Why people get second dengue infection
“The risk of getting a second dengue infection is as common as the first one because it occurs due to vector-borne disease and mosquito bites. It is all a matter of destiny that somebody experiences a second dengue attack, which happens because of the second mosquito bite. However, the course and clinical presentation of the disease can change the incubation period, which is generally 3 to 8 days but can shorten to as little as one day to three days. This means that the symptoms may start as early as one day after the mosquito bite and reach their maximum within five days,” says Dr Anantha Padmanabha, consultant, internal medicine, Fortis Hospital, Nagarbhavi, Bengaluru.
Why severity of second attack is greater
“Dengue virus, which belongs to the Flaviviridae family, consists of four distinct serotypes, namely DEN-1, DEN-2, DEN-3, and DEN-4. After the first infection, individuals develop specific antibodies targeting the infecting serotype. When encountering a different serotype during a subsequent infection, these pre-existing antibodies can interact with the new virus particles in a phenomenon called ADE. During ADE, the antibodies generated against the first dengue serotype bind to the new virus particles but fail to neutralize them effectively. Instead, the virus-antibody complexes are taken up by immune cells through Fc receptors, which can lead to increased viral replication. This process potentiates viral infection, triggering a more robust immune response characterized by excessive cytokine release and activation of immune cells. Consequently, this heightened immune response can result in severe dengue symptoms, such as haemorrhage, organ failure, and shock,” says Dr Hyacinth Peninnah Paljor, Senior Consultant, Dept of Internal Medicine, Amrita Hospital, Faridabad.

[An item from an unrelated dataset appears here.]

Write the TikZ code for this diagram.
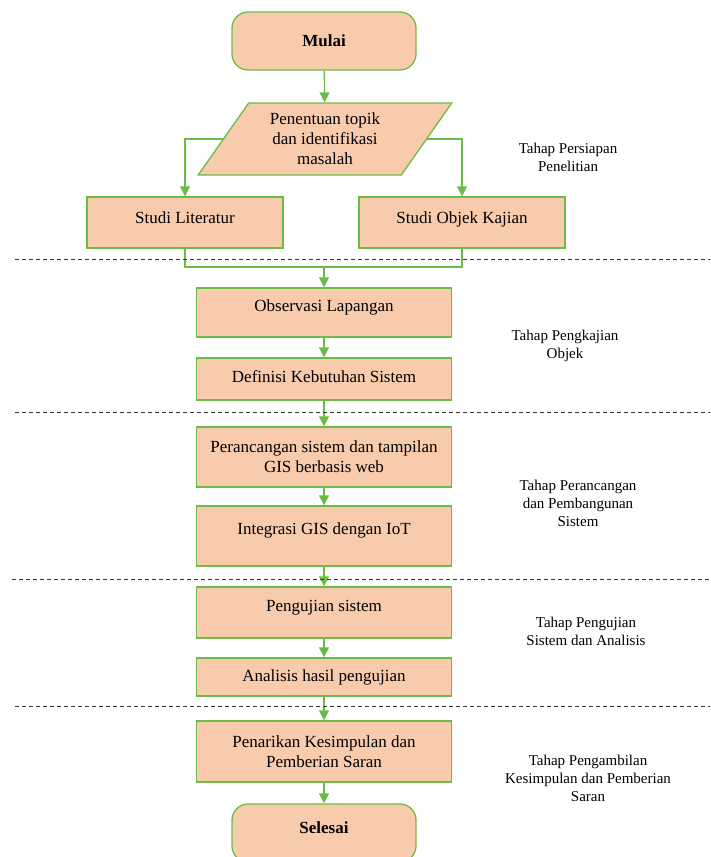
\documentclass[tikz,border=0pt]{standalone}
\usepackage{fontspec}
\setmainfont{Liberation Serif}
\usepackage{tikz}
\usetikzlibrary{positioning,arrows.meta,shapes.geometric}
\usepackage{xcolor}
\definecolor{leafgreen}{HTML}{6CBB47}
\definecolor{peach}{HTML}{F8CBAD}
\definecolor{dashgray}{HTML}{333333}

\begin{document}
\begin{tikzpicture}[
    x=1pt, y=-1pt,
    every node/.style={font=\fontsize{17}{20}\selectfont},
    stepBox/.style={rectangle, draw=leafgreen, fill=peach, line width=1.3pt, align=center, minimum width=255pt, inner sep=2pt},
    termBox/.style={stepBox, rounded corners=16pt, minimum width=184pt, minimum height=58pt, font=\fontsize{17}{20}\selectfont\bfseries},
    dataBox/.style={trapezium, trapezium left angle=55, trapezium right angle=125, trapezium stretches=true, draw=leafgreen, fill=peach, line width=1.3pt, align=center, minimum width=254pt, minimum height=72pt, inner sep=0pt},
    liftText/.style={text height=12pt, text depth=#1},
    flowArrow/.style={-{Triangle[length=10pt, width=10pt]}, draw=leafgreen, line width=1.3pt},
    flowLine/.style={draw=leafgreen, line width=1.3pt},
    phaseLine/.style={dash pattern=on 4pt off 3pt, draw=dashgray, line width=0.9pt},
    phaseNote/.style={align=center, font=\fontsize{15}{18}\selectfont}
]
    \useasboundingbox (0,0) rectangle (710,857);

    % Tahap persiapan
    \node[termBox] (mulai) at (324,41) {Mulai};
    \node[dataBox] (topik) at (325,139) {Penentuan topik\\dan identifikasi\\masalah};
    \node[stepBox, liftText=10pt, minimum width=196pt, minimum height=51pt] (literatur) at (185,222.5) {Studi Literatur};
    \node[stepBox, liftText=10pt, minimum width=206pt, minimum height=51pt] (objek) at (462,222.5) {Studi Objek Kajian};
    \coordinate (gabung) at (324,267);

    % Tahap pengkajian
    \node[stepBox, liftText=14pt, minimum height=49pt] (observasi) at (324,312.5) {Observasi Lapangan};
    \node[stepBox, liftText=6pt, minimum height=42pt] (kebutuhan) at (324,379) {Definisi Kebutuhan Sistem};

    % Tahap perancangan
    \node[stepBox, minimum height=60pt] (rancang) at (324,457) {Perancangan sistem dan tampilan\\GIS berbasis web};
    \node[stepBox, liftText=16pt, minimum height=60pt] (integrasi) at (324,536) {Integrasi GIS dengan IoT};

    % Tahap pengujian
    \node[stepBox, liftText=14pt, minimum height=51pt] (uji) at (324,612.5) {Pengujian sistem};
    \node[stepBox, minimum height=38pt] (analisis) at (324,677) {Analisis hasil pengujian};

    % Tahap pengambilan kesimpulan
    \node[stepBox, minimum height=61pt] (simpulan) at (324,751.5) {Penarikan Kesimpulan dan\\Pemberian Saran};
    \node[termBox, liftText=12pt] (selesai) at (324,833) {Selesai};

    % Alur
    \draw[flowArrow] (mulai) -- (topik);
    \draw[flowArrow] (topik.west) -| (literatur.north);
    \draw[flowArrow] (topik.east) -| (objek.north);
    \draw[flowLine] (literatur.south) |- (gabung) -| (objek.south);
    \draw[flowArrow] (gabung) -- (observasi);
    \draw[flowArrow] (observasi) -- (kebutuhan);
    \draw[flowArrow] (kebutuhan) -- (rancang);
    \draw[flowArrow] (rancang) -- (integrasi);
    \draw[flowArrow] (integrasi) -- (uji);
    \draw[flowArrow] (uji) -- (analisis);
    \draw[flowArrow] (analisis) -- (simpulan);
    \draw[flowArrow] (simpulan) -- (selesai);

    % Batas tahap
    \draw[phaseLine] (15,259) -- (710,259);
    \draw[phaseLine] (15,412) -- (710,412);
    \draw[phaseLine] (12,579) -- (710,579);
    \draw[phaseLine] (15,706) -- (710,706);

    % Keterangan tahap
    \node[phaseNote] (tahap1) at (568,157) {Tahap Persiapan\\Penelitian};
    \node[phaseNote] (tahap2) at (565,346) {Tahap Pengkajian\\Objek};
    \node[phaseNote] (tahap3) at (578,503) {Tahap Perancangan\\dan Pembangunan\\Sistem};
    \node[phaseNote] (tahap4) at (586,631) {Tahap Pengujian\\Sistem dan Analisis};
    \node[phaseNote] (tahap5) at (588,778) {Tahap Pengambilan\\Kesimpulan dan Pemberian\\Saran};
\end{tikzpicture}
\end{document}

“The severity of a dengue infection can be higher when people experience a second attack because preformed antibodies are already present in the patient from their previous exposure to the dengue virus. As a result, the antibody levels peak early, and the platelet count may decrease significantly in a short period during a fresh dengue infection. Normally, platelet levels may decline around the fifth or fourth day and continue to decrease for 7-8 days before starting to recover. However, in the case of a second attack within one year of the first dengue infection, the platelet count falls rapidly, and there is a higher risk of developing a dreaded complication known as dengue shock syndrome (DSS),” adds Dr Padmanabha.
“Several factors contribute to the increased risk of severe dengue in individuals experiencing a second infection. First, the presence of cross-reactive but non-neutralizing antibodies from the previous infection enables ADE to occur. Second, the sequence of dengue virus serotypes to which an individual is exposed can influence the severity of subsequent infections. For instance, sequential infections with DEN-2 followed by DEN-3 or DEN-4 have been associated with a higher risk of severe dengue,” says Dr Paljor.
DSS can occur more often in individuals who experience a second dengue attack within one year of the first one. In this condition, they may experience bleeding throughout the body, a drop in blood pressure, and even bleeding in the intra-abdominal and cerebral regions, meaning in the brain. This is a serious complication that can arise due to dengue shock syndrome.
How to prevent second infection
“Given the increased risk of severe dengue in individuals with a second infection, prevention and control strategies become crucial. Vector control measures, such as eliminating mosquito breeding sites and using insecticides, remain vital in reducing dengue transmission. Additionally, public health efforts should focus on raising awareness about the risks associated with sequential dengue infections and the importance of seeking medical attention promptly when symptoms arise,” says Dr Paljor.